Administration. The Committee shall have complete authority to administer or interpret the Program or any Award, to prescribe, amend and rescind rules and regulations relating thereto, and to make all other determinations necessary or advisable for the administration of the Program or any Award granted thereunder (including to establish or amend any rules regarding the Program that are necessary or advisable to comply with, or qualify under, any applicable law, listing requirement, regulation or policy of any entity, agency, organization, governmental entity, or the Company, in the Committee’s sole discretion (“Rule”)).

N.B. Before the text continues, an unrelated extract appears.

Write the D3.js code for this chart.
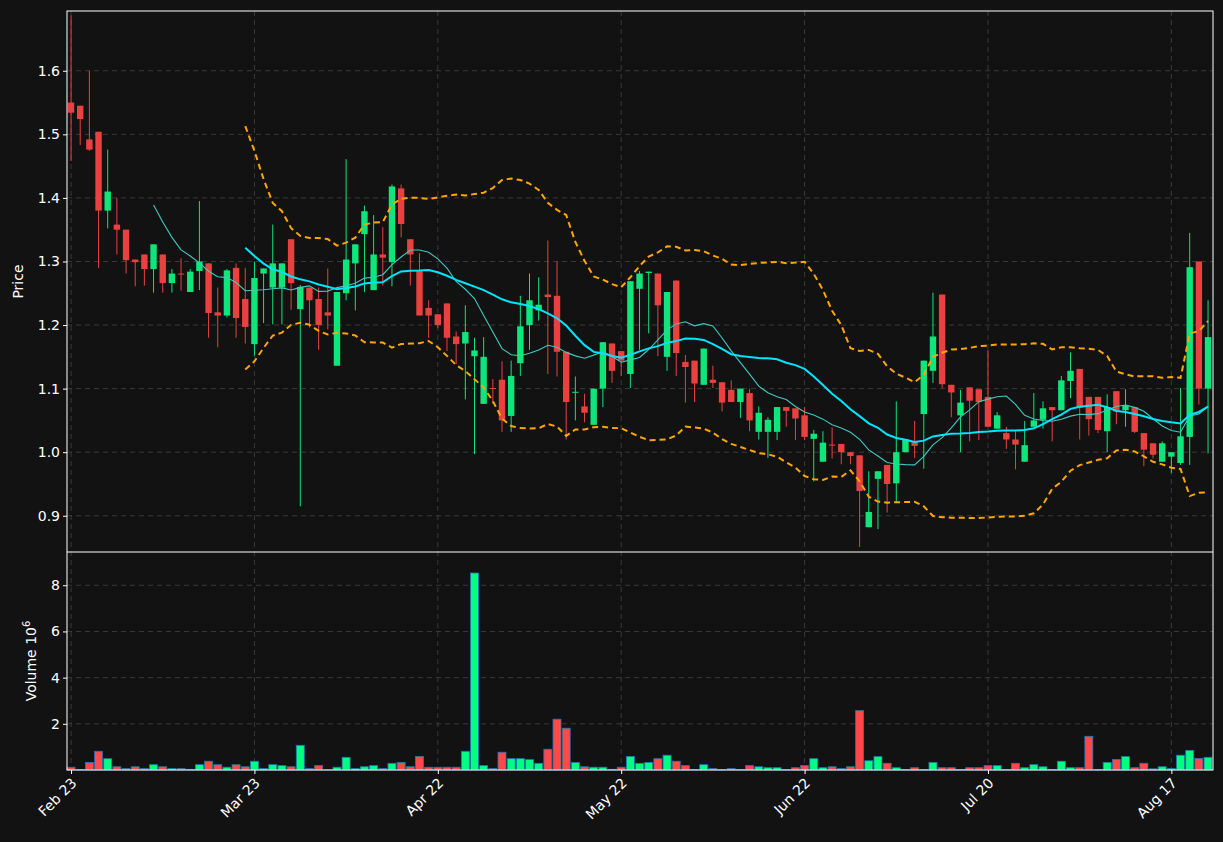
<!DOCTYPE html>
<html><head><meta charset="utf-8">
<script src="https://cdn.jsdelivr.net/npm/d3@7"></script>
<style>body{margin:0;background:#121212;}svg{display:block;}text{font-family:"DejaVu Sans",sans-serif;}</style>
</head><body>
<svg id="c" width="1223" height="842"></svg>
<script>
const opens=[1.550,1.545,1.492,1.504,1.380,1.358,1.350,1.303,1.311,1.288,1.311,1.266,1.281,1.252,1.285,1.297,1.220,1.215,1.290,1.241,1.170,1.281,1.259,1.259,1.335,1.225,1.259,1.241,1.220,1.136,1.250,1.297,1.343,1.255,1.311,1.299,1.415,1.335,1.285,1.227,1.217,1.234,1.182,1.171,1.151,1.076,1.101,1.114,1.057,1.140,1.200,1.223,1.248,1.246,1.158,1.094,1.072,1.043,1.100,1.171,1.159,1.123,1.257,1.282,1.281,1.150,1.270,1.142,1.144,1.106,1.114,1.110,1.098,1.079,1.093,1.032,1.032,1.032,1.071,1.069,1.058,1.021,0.985,1.012,1.013,1.000,0.995,0.882,0.958,0.980,0.951,1.000,1.016,1.060,1.128,1.248,1.106,1.058,1.102,1.099,1.087,1.037,1.030,1.020,0.985,1.040,1.051,1.071,1.066,1.112,1.131,1.087,1.087,1.033,1.096,1.066,1.071,1.030,1.014,0.985,0.993,0.983,1.024,1.300,1.100];
const highs=[1.687,1.545,1.600,1.504,1.476,1.400,1.350,1.303,1.311,1.327,1.311,1.288,1.305,1.288,1.395,1.297,1.259,1.288,1.297,1.290,1.300,1.289,1.358,1.297,1.335,1.263,1.259,1.259,1.289,1.252,1.461,1.327,1.388,1.373,1.354,1.421,1.421,1.335,1.313,1.239,1.217,1.234,1.190,1.231,1.180,1.181,1.115,1.143,1.144,1.246,1.281,1.275,1.333,1.300,1.158,1.119,1.092,1.100,1.173,1.171,1.159,1.269,1.285,1.284,1.281,1.252,1.270,1.153,1.144,1.163,1.136,1.110,1.113,1.100,1.100,1.072,1.055,1.071,1.071,1.069,1.071,1.035,1.033,1.039,1.013,1.000,0.995,0.970,0.970,0.980,1.080,1.020,1.049,1.144,1.251,1.248,1.106,1.098,1.102,1.099,1.161,1.063,1.040,1.035,1.049,1.093,1.080,1.071,1.120,1.157,1.131,1.087,1.087,1.091,1.096,1.099,1.071,1.030,1.014,1.017,1.000,1.101,1.345,1.300,1.239];
const lows=[1.458,1.483,1.474,1.290,1.352,1.311,1.281,1.261,1.262,1.251,1.251,1.251,1.254,1.252,1.255,1.180,1.165,1.212,1.180,1.171,1.152,1.203,1.201,1.201,1.224,0.915,1.196,1.161,1.193,1.136,1.239,1.223,1.252,1.255,1.262,1.261,1.338,1.262,1.215,1.180,1.195,1.159,1.139,1.083,0.997,1.076,1.076,1.032,1.032,1.120,1.161,1.207,1.123,1.119,1.020,1.050,1.047,1.043,1.071,1.109,1.120,1.101,1.161,1.187,1.151,1.128,1.120,1.078,1.079,1.106,1.101,1.064,1.079,1.054,1.033,1.020,0.991,1.019,1.040,1.019,1.019,0.954,0.985,0.990,0.981,0.981,0.851,0.882,0.879,0.905,0.922,1.000,0.991,0.974,1.109,1.101,1.055,1.000,1.017,1.019,1.040,1.037,1.005,0.973,0.985,1.040,1.037,1.017,1.066,1.085,1.020,1.026,1.030,1.000,1.044,1.040,1.030,0.978,0.990,0.985,0.967,0.980,0.980,1.075,0.998];
const closes=[1.534,1.524,1.476,1.380,1.410,1.350,1.302,1.299,1.288,1.327,1.266,1.281,1.280,1.284,1.300,1.219,1.215,1.286,1.211,1.197,1.274,1.289,1.297,1.297,1.266,1.260,1.239,1.200,1.215,1.252,1.303,1.327,1.379,1.311,1.306,1.418,1.359,1.311,1.215,1.215,1.200,1.180,1.170,1.189,1.160,1.150,1.100,1.050,1.120,1.198,1.239,1.232,1.244,1.158,1.079,1.095,1.062,1.100,1.173,1.128,1.144,1.269,1.281,1.284,1.231,1.252,1.156,1.134,1.108,1.163,1.109,1.078,1.079,1.100,1.050,1.062,1.051,1.071,1.065,1.053,1.024,1.029,1.015,1.011,1.000,0.994,0.939,0.906,0.970,0.950,1.000,1.020,1.010,1.144,1.182,1.107,1.094,1.078,1.081,1.079,1.040,1.058,1.020,1.012,1.011,1.050,1.069,1.066,1.113,1.128,1.070,1.052,1.035,1.071,1.064,1.074,1.032,1.004,0.996,1.014,1.000,1.025,1.291,1.100,1.181];
const volumes=[0.12,0.02,0.33,0.81,0.49,0.14,0.06,0.14,0.06,0.23,0.14,0.06,0.06,0.03,0.23,0.38,0.23,0.12,0.23,0.14,0.38,0.06,0.23,0.19,0.14,1.07,0.06,0.19,0.01,0.12,0.55,0.06,0.14,0.19,0.06,0.29,0.33,0.14,0.59,0.12,0.12,0.12,0.12,0.81,8.53,0.19,0.06,0.77,0.49,0.49,0.45,0.29,0.90,2.20,1.81,0.33,0.14,0.12,0.12,0.03,0.12,0.59,0.29,0.33,0.49,0.64,0.38,0.19,0.02,0.23,0.06,0.02,0.06,0.02,0.19,0.14,0.10,0.10,0.02,0.10,0.19,0.49,0.10,0.14,0.06,0.14,2.57,0.40,0.58,0.29,0.10,0.02,0.10,0.02,0.33,0.10,0.10,0.02,0.10,0.10,0.19,0.19,0.02,0.29,0.10,0.23,0.14,0.02,0.38,0.10,0.10,1.46,0.02,0.33,0.46,0.58,0.10,0.29,0.05,0.14,0.06,0.64,0.85,0.50,0.55];
const tickIdx=[0,20,40,60,80,100,120];
const tickLabels=["Feb 23","Mar 23","Apr 22","May 22","Jun 22","Jul 20","Aug 17"];
const priceTicks=[0.9,1.0,1.1,1.2,1.3,1.4,1.5,1.6];
const volTicks=[2,4,6,8];

const svg=d3.select("#c");
const L=67,R=1213,PT=11,PB=552,VB=770;
const n=closes.length;
const x=d3.scaleLinear().domain([-0.44,n-0.46]).range([L,R]);
const y=d3.scaleLinear().domain([0.843,1.694]).range([PB,PT]);
const yv=d3.scaleLinear().domain([0,9.44]).range([VB,PB]);
const up="#0ee57a",dn="#e8413f",vup="#00ff80",vdn="#ff4848";
svg.append("rect").attr("width",1223).attr("height",842).attr("fill","#121212");
const grid="#3a3a3a";
const g=svg.append("g");
tickIdx.forEach(t=>{g.append("line").attr("x1",x(t)).attr("x2",x(t)).attr("y1",PT).attr("y2",VB).attr("stroke",grid).attr("stroke-dasharray","5,4");});
priceTicks.forEach(t=>{g.append("line").attr("x1",L).attr("x2",R).attr("y1",y(t)).attr("y2",y(t)).attr("stroke",grid).attr("stroke-dasharray","5,4");});
volTicks.forEach(t=>{g.append("line").attr("x1",L).attr("x2",R).attr("y1",yv(t)).attr("y2",yv(t)).attr("stroke",grid).attr("stroke-dasharray","5,4");});
function sma(p){return closes.map((_,i)=>i<p-1?null:d3.mean(closes.slice(i-p+1,i+1)));}
function sd(p){return closes.map((_,i)=>i<p-1?null:d3.deviation(closes.slice(i-p+1,i+1))*Math.sqrt((p-1)/p));}
const ma10=sma(10),ma20=sma(20),s20=sd(20);
const upper=ma20.map((m,i)=>m==null?null:m+2*s20[i]),lower=ma20.map((m,i)=>m==null?null:m-2*s20[i]);
const line=d3.line().defined(d=>d!=null).x((d,i)=>x(i)).y(d=>y(d));
svg.append("clipPath").attr("id","pc").append("rect").attr("x",L).attr("y",PT).attr("width",R-L).attr("height",PB-PT);
const pg=svg.append("g").attr("clip-path","url(#pc)");
const bw=6.4;
closes.forEach((c,i)=>{const o=opens[i];const col=c>=o?up:dn;
 pg.append("line").attr("x1",x(i)).attr("x2",x(i)).attr("y1",y(highs[i])).attr("y2",y(lows[i])).attr("stroke",col).attr("stroke-width",1);
 const t=y(Math.max(o,c)),b=y(Math.min(o,c));
 pg.append("rect").attr("x",x(i)-bw/2).attr("y",t).attr("width",bw).attr("height",Math.max(1,b-t)).attr("fill",col);
});
pg.append("path").attr("d",line(ma10)).attr("fill","none").attr("stroke","#3fc9c0").attr("stroke-width",1.1);
pg.append("path").attr("d",line(ma20)).attr("fill","none").attr("stroke","#00e5ff").attr("stroke-width",2);
[upper,lower].forEach(a=>pg.append("path").attr("d",line(a)).attr("fill","none").attr("stroke","#ffa500").attr("stroke-width",2).attr("stroke-dasharray","6,4"));
const vw=8;
volumes.forEach((v,i)=>{const col=closes[i]>=opens[i]?vup:vdn;
 svg.append("rect").attr("x",x(i)-vw/2).attr("y",yv(v)).attr("width",vw).attr("height",yv(0)-yv(v)).attr("fill",col).attr("stroke","#1f77b4").attr("stroke-width",0.8);
});
svg.append("rect").attr("x",L).attr("y",PT).attr("width",R-L).attr("height",VB-PT).attr("fill","none").attr("stroke","#fff").attr("stroke-width",1);
svg.append("line").attr("x1",L).attr("x2",R).attr("y1",PB).attr("y2",PB).attr("stroke","#fff");
const ya=svg.append("g").attr("transform",`translate(${L},0)`).call(d3.axisLeft(y).tickValues(priceTicks).tickFormat(d3.format(".1f")).tickSize(4));
const va=svg.append("g").attr("transform",`translate(${L},0)`).call(d3.axisLeft(yv).tickValues(volTicks).tickFormat(d3.format("d")).tickSize(4));
const xa=svg.append("g").attr("transform",`translate(0,${VB})`).call(d3.axisBottom(x).tickValues(tickIdx).tickFormat((d,i)=>tickLabels[i]).tickSize(4));
[ya,va,xa].forEach(a=>{a.select(".domain").remove();a.selectAll("line").attr("stroke","#fff");a.selectAll("text").attr("fill","#fff").style("font-size","14px").style("font-family","DejaVu Sans");});
ya.selectAll("text").attr("x",-7);va.selectAll("text").attr("x",-7);
xa.selectAll("text").attr("text-anchor","end").attr("dy","0").attr("y",0).attr("transform","translate(6,14) rotate(-45)");
svg.append("text").attr("transform",`translate(23,${(PT+PB)/2}) rotate(-90)`).attr("text-anchor","middle").attr("fill","#fff").style("font-size","14px").text("Price");
const vt=svg.append("text").attr("transform",`translate(36,${(PB+VB)/2}) rotate(-90)`).attr("text-anchor","middle").attr("fill","#fff").style("font-size","14px");
vt.append("tspan").text("Volume  10");vt.append("tspan").attr("dy","-6").style("font-size","10px").text("6");
</script></body></html>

In addition, with respect to any future grants or the unvested portion of any Awards, the Committee may amend or terminate these Terms or any Awards, in its sole discretion without the consent of any employee or beneficiary, subject to applicable Rules, at any time and from time-to-time. With respect to any amendment, action or approval hereunder, the Committee may require the approval of any other persons or entities, pursuant to applicable Rules. The decisions of the Committee in interpreting and applying the Program will be final.

 

- 2 -

 

directorcomptwoyear.jpg

 

7.

Miscellaneous. Unless otherwise specified, all capitalized terms herein shall have the meanings assigned to them in the Plan or in the Award Agreement.

 

 

7.1.

No Other Rights. The Awards include no other rights beyond those expressly provided in the Plan, the Program or the Award Agreement. Awards are non-assignable and non-transferable except by will or the laws of descent and distribution, unless otherwise approved by the Committee.

 

 

7.2.

Taxes. The Director Participant must arrange for all tax withholding obligations related to any Award.

 

 

7.3.

Delegation. The Committee may delegate any portion of their responsibilities and powers to one or more persons selected by them, subject to applicable Rules. Such delegation may be revoked by the Committee at any time.